Crank up the Religion

Jesus is back, he's got a web site, and it's ugly.

Like any large community, the Internet has its fair share of oddballs, but some stand head and shoulders above the rest. Case in point: the site of Ted Jesus – a fellow who thinks he's the Incarnation of the Second Coming.

I mentioned that site to prepare you for the one that promotes "The Gospel of Timothy". No, not the epistles that appear in the canonical Bible, but an entirely new book, published in the 1990's, with an ISBN number and everything! (I don't think the Bible has an ISBN number, but if it does, it's probably 1-00001-001-1).

After you've viewed Timothy's site, you might enjoy reading the comments about it on Amazon.com. If you're too busy to read them all, just skimming the titles of the reviews will give you the gist. They include: "Awful", "What?!", "How?" and "A must read for psych students". (There are also a few positive reviews that I suspect may have been written by shills, if not the author himself.)

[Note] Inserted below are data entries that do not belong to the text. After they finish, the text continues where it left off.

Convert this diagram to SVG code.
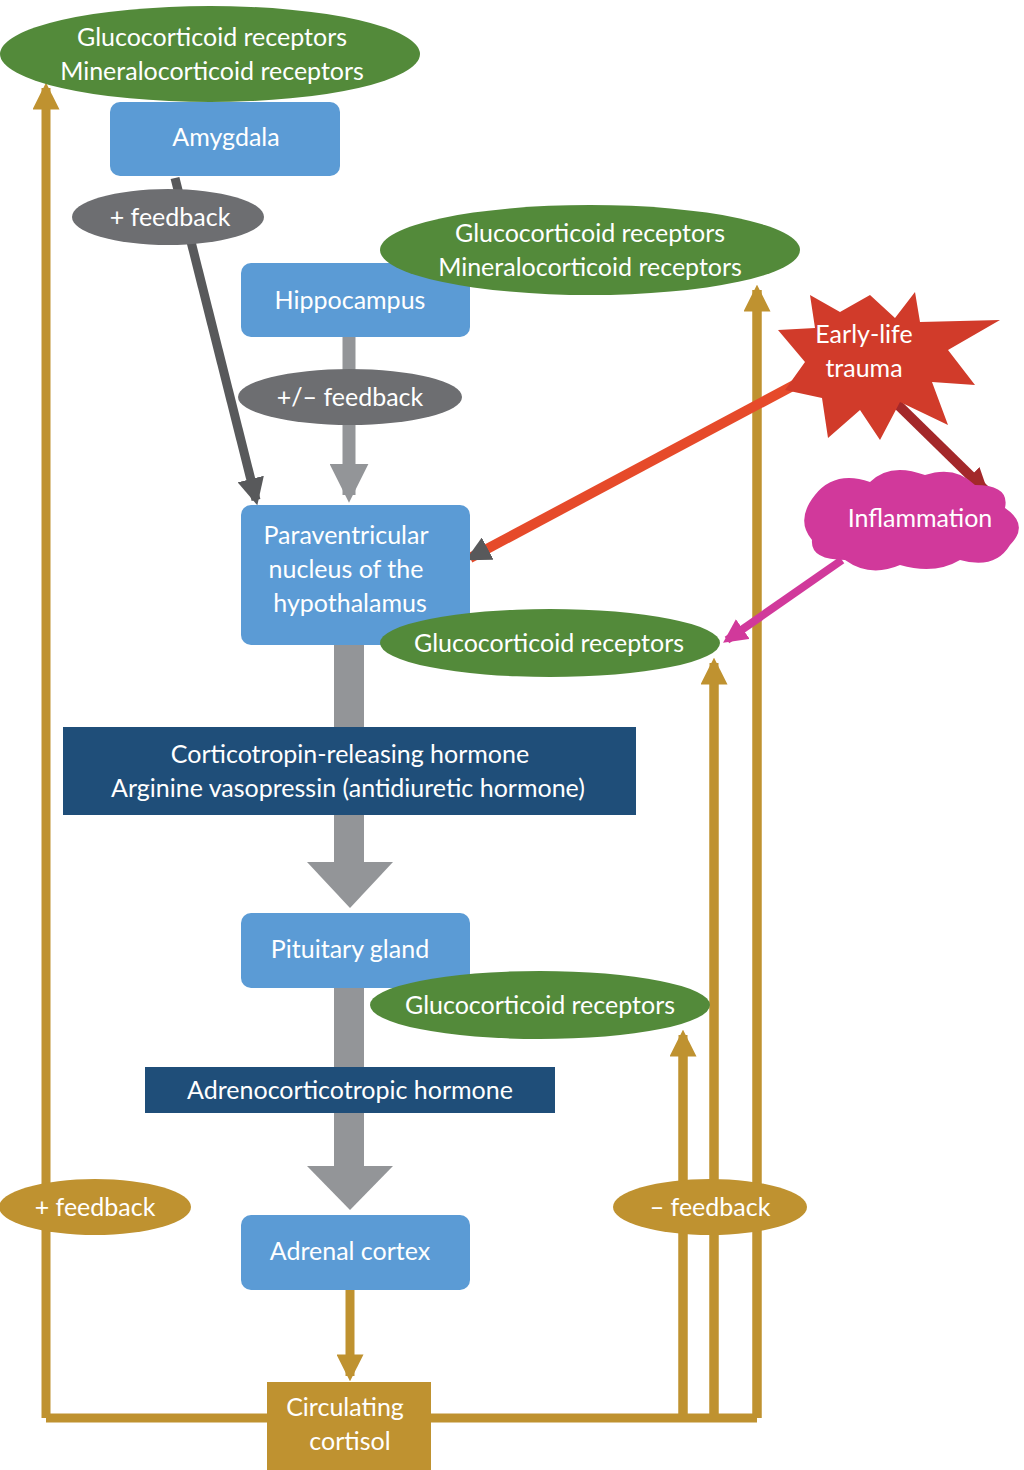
<svg xmlns="http://www.w3.org/2000/svg" width="1024" height="1470" viewBox="0 0 1024 1470">
<style>
text{font-family:Lato,"Liberation Sans",sans-serif;fill:#fff;font-size:25px;text-anchor:middle}
.box{fill:#5b9bd5}
.gr{fill:#538a3a}
.gold{stroke:#bf9230;stroke-width:9;fill:none}
</style>
<defs>
<marker id="ag" viewBox="0 0 10 10" refX="8" refY="5" markerWidth="3" markerHeight="3" orient="auto" markerUnits="strokeWidth"><path d="M0,0L10,5L0,10z" fill="#bf9230"/></marker>
<marker id="adg" viewBox="0 0 10 10" refX="8" refY="5" markerWidth="3" markerHeight="3" orient="auto" markerUnits="strokeWidth"><path d="M0,0L10,5L0,10z" fill="#58595b"/></marker>
<marker id="alg" viewBox="0 0 10 10" refX="8" refY="5" markerWidth="3" markerHeight="3" orient="auto" markerUnits="strokeWidth"><path d="M0,0L10,5L0,10z" fill="#939598"/></marker>
<marker id="aor" viewBox="0 0 10 10" refX="8" refY="5" markerWidth="2.5" markerHeight="2.5" orient="auto" markerUnits="strokeWidth"><path d="M0,0L10,5L0,10z" fill="#58595b"/></marker>
<marker id="adr" viewBox="0 0 10 10" refX="8" refY="5" markerWidth="2.5" markerHeight="2.5" orient="auto" markerUnits="strokeWidth"><path d="M0,0L10,5L0,10z" fill="#a3282a"/></marker>
<marker id="amg" viewBox="0 0 10 10" refX="8" refY="5" markerWidth="3" markerHeight="3" orient="auto" markerUnits="strokeWidth"><path d="M0,0L10,5L0,10z" fill="#d1399b"/></marker>
</defs>
<g id="connectors">
<path class="gold" d="M46,1418V88" marker-end="url(#ag)"/>
<path class="gold" d="M46,1418H757M683,1418V1040M714,1418V668M757,1418V290" />
<path class="gold" d="M683,1418V1035" marker-end="url(#ag)"/>
<path class="gold" d="M714,1418V663" marker-end="url(#ag)"/>
<path class="gold" d="M757,1418V290" marker-end="url(#ag)"/>
<path class="gold" d="M350,1290V1376" marker-end="url(#ag)"/>
<path d="M175,178L256,500" stroke="#58595b" stroke-width="9" marker-end="url(#adg)"/>
<path d="M349,337V495" stroke="#939598" stroke-width="13" marker-end="url(#alg)"/>
<path d="M349,645V870" stroke="#939598" stroke-width="30"/>
<path d="M307,862H393L350,908z" fill="#939598"/>
<path d="M349,988V1170" stroke="#939598" stroke-width="30"/>
<path d="M307,1166H393L350,1210z" fill="#939598"/>
<path d="M800,382L470,558" stroke="#e64a2a" stroke-width="10" marker-end="url(#aor)"/>
<path d="M893,400L985,490" stroke="#a3282a" stroke-width="10" marker-end="url(#adr)"/>
<path d="M842,560L727,640" stroke="#d1399b" stroke-width="8" marker-end="url(#amg)"/>
</g>
<g id="gr1"><ellipse class="gr" cx="210" cy="54" rx="210" ry="48"/><text x="212" y="46">Glucocorticoid receptors</text><text x="212" y="80">Mineralocorticoid receptors</text></g>
<g id="amygdala"><rect class="box" x="110" y="102" width="230" height="74" rx="10"/><text x="226" y="146">Amygdala</text></g>
<g id="fb1"><ellipse cx="168" cy="217" rx="96" ry="28" fill="#6d6e71"/><text x="170" y="226">+ feedback</text></g>
<g id="hippocampus"><rect class="box" x="241" y="263" width="229" height="74" rx="10"/><text x="350" y="309">Hippocampus</text></g>
<g id="gr2"><ellipse class="gr" cx="590" cy="250" rx="210" ry="45"/><text x="590" y="242">Glucocorticoid receptors</text><text x="590" y="276">Mineralocorticoid receptors</text></g>
<g id="fb2"><ellipse cx="350" cy="397" rx="112" ry="28" fill="#6d6e71"/><text x="350" y="406">+/– feedback</text></g>
<g id="pvn"><rect class="box" x="241" y="505" width="229" height="140" rx="10"/><text x="346" y="544">Paraventricular</text><text x="346" y="578">nucleus of the</text><text x="350" y="612">hypothalamus</text></g>
<g id="gr3"><ellipse class="gr" cx="550" cy="643" rx="170" ry="34"/><text x="549" y="652">Glucocorticoid receptors</text></g>
<g id="trauma"><path d="M870,295L895,318L915,292L920,322L1000,320L948,350L975,385L932,382L948,425L900,402L880,440L860,410L828,438L822,398L785,390L805,362L778,330L815,328L810,295L840,312z" fill="#d13b2a"/><text x="864" y="343">Early-life</text><text x="864" y="377">trauma</text></g>
<g id="inflammation"><path d="M815,495Q835,470 870,482Q890,462 925,475Q955,465 975,485Q1010,485 1005,508Q1030,525 1010,545Q995,570 960,560Q935,575 900,565Q870,578 845,560Q810,560 812,540Q795,520 815,495z" fill="#d1399b"/><text x="920" y="527">Inflammation</text></g>
<g id="crh"><rect x="63" y="727" width="573" height="88" fill="#1f4e79"/><text x="350" y="763">Corticotropin-releasing hormone</text><text x="348" y="797">Arginine vasopressin (antidiuretic hormone)</text></g>
<g id="pituitary"><rect class="box" x="241" y="913" width="229" height="75" rx="10"/><text x="350" y="958">Pituitary gland</text></g>
<g id="gr4"><ellipse class="gr" cx="540" cy="1005" rx="170" ry="34"/><text x="540" y="1014">Glucocorticoid receptors</text></g>
<g id="acth"><rect x="145" y="1067" width="410" height="46" fill="#1f4e79"/><text x="350" y="1099">Adrenocorticotropic hormone</text></g>
<g id="fb3"><ellipse cx="95" cy="1207" rx="96" ry="28" fill="#bf9230"/><text x="95" y="1216">+ feedback</text></g>
<g id="fb4"><ellipse cx="710" cy="1207" rx="97" ry="28" fill="#bf9230"/><text x="710" y="1216">– feedback</text></g>
<g id="adrenal"><rect class="box" x="241" y="1215" width="229" height="75" rx="10"/><text x="350" y="1260">Adrenal cortex</text></g>
<g id="cortisol"><rect x="267" y="1382" width="164" height="88" fill="#bf9230"/><text x="345" y="1416">Circulating</text><text x="350" y="1450">cortisol</text></g>
</svg>
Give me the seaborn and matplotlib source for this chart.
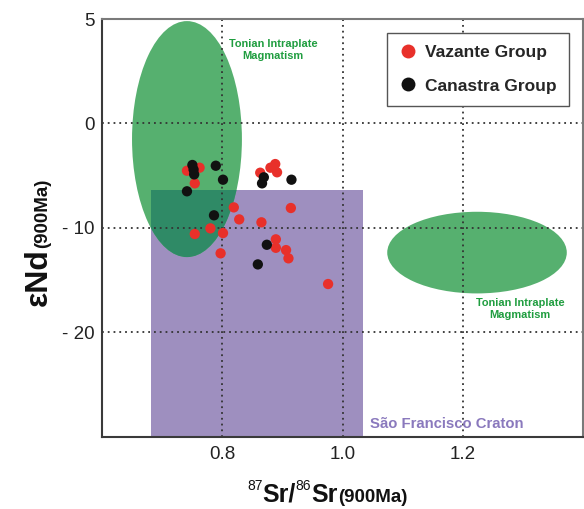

There is no shortage of self-proclaimed prophets out there, but this Timothy guy presents me with some special problems. We are both interested in religious matters (I help people who have left Jehovah's Witnesses), we both write books (mine helps people overcome their fear of flying) ... and we're both named Timothy Campbell.

A couple of years ago, a friend stumbled upon the other Timothy's site (which you can view here if you have a high tolerance for the weird). He thought I had created a parody and complimented me on my accurate depiction of a nut. If only it were so!

I sometimes worry that somebody might confuse the two of us. Indeed, I once received an email book order for the "Gospel of Timothy". I tried to offer them my book instead, but they weren't afraid to fly.

If you haven't searched Google for your own name, perhaps this would be a good time. I've given you an excuse to do so without feeling egotistical. You should find out who out there may be besmirching your good name.

Of course, if your name is Jesus, your search will probably get more hits than you can comfortably review before the Apocalypse.